Personal information
- Full name: Sydney Albert Edward Murphy
- Born: 28 March 1960 (age 66) Lowman's Hill, Saint Vincent
- Batting: Right-handed
- Bowling: Right-arm fast-medium

Domestic team information
- 1985: Cornwall
- 1983/84–1986/87: Windward Islands

Career statistics
| Competition | First-class | List A |
| Matches | 7 | 3 |
| Runs scored | 29 | – |
| Batting average | 4.14 | – |
| 100s/50s | –/– | –/– |
| Top score | 7* | – |
| Balls bowled | 1,146 | 145 |
| Wickets | 12 | 0 |
| Bowling average | 58.66 | – |
| 5 wickets in innings | – | – |
| 10 wickets in match | – | – |
| Best bowling | 2/46 | – |
| Catches/stumpings | 4/– | –/– |
- Source: Cricinfo, 1 January 2017

= Sydney Murphy =

Vincentian cricketer (born 1960)

Sydney Albert Edward Murphy (born 28 March 1960) is a former Vincentian cricketer. Murphy was a right-handed batsman who bowled right-arm fast-medium.

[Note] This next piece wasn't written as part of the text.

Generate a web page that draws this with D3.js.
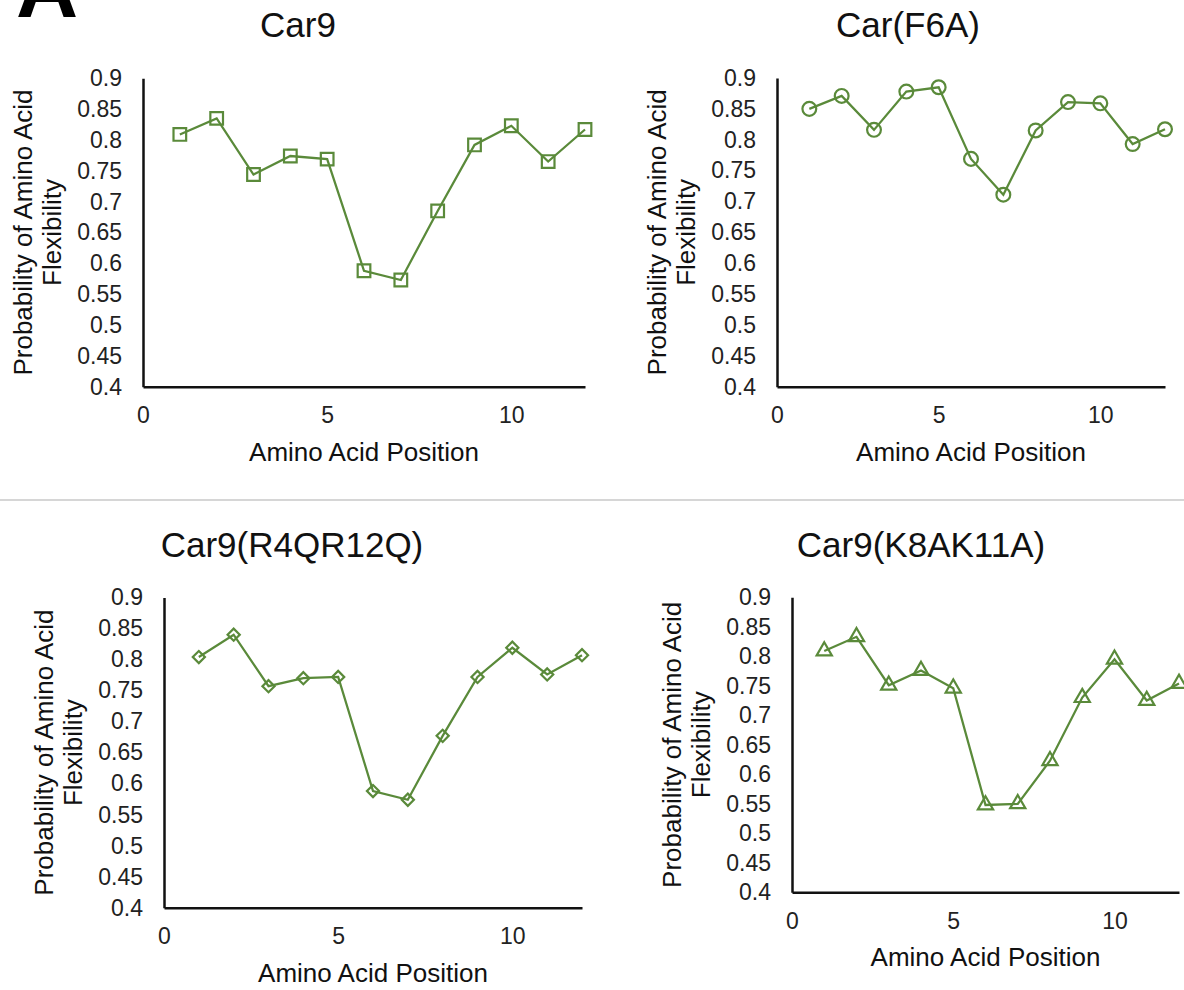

Born in the farming community of Lowman's Hill on the island of Saint Vincent, Murphy made his debut for the Windward Islands in a 1983/84 Shell Shield first-class match against Trinidad and Tobago. Subsequent to this, he had played for Saint Vincent and the Grenadines in minor regional matches since 1981. He travelled to England in 1985, where he played a one-day minor counties match for Cornwall in the MCCA Knockout Trophy. He continued to play for the Windward Islands until the 1986/87 West Indian season, making a total of seven first-class and three List A appearances, without notable success.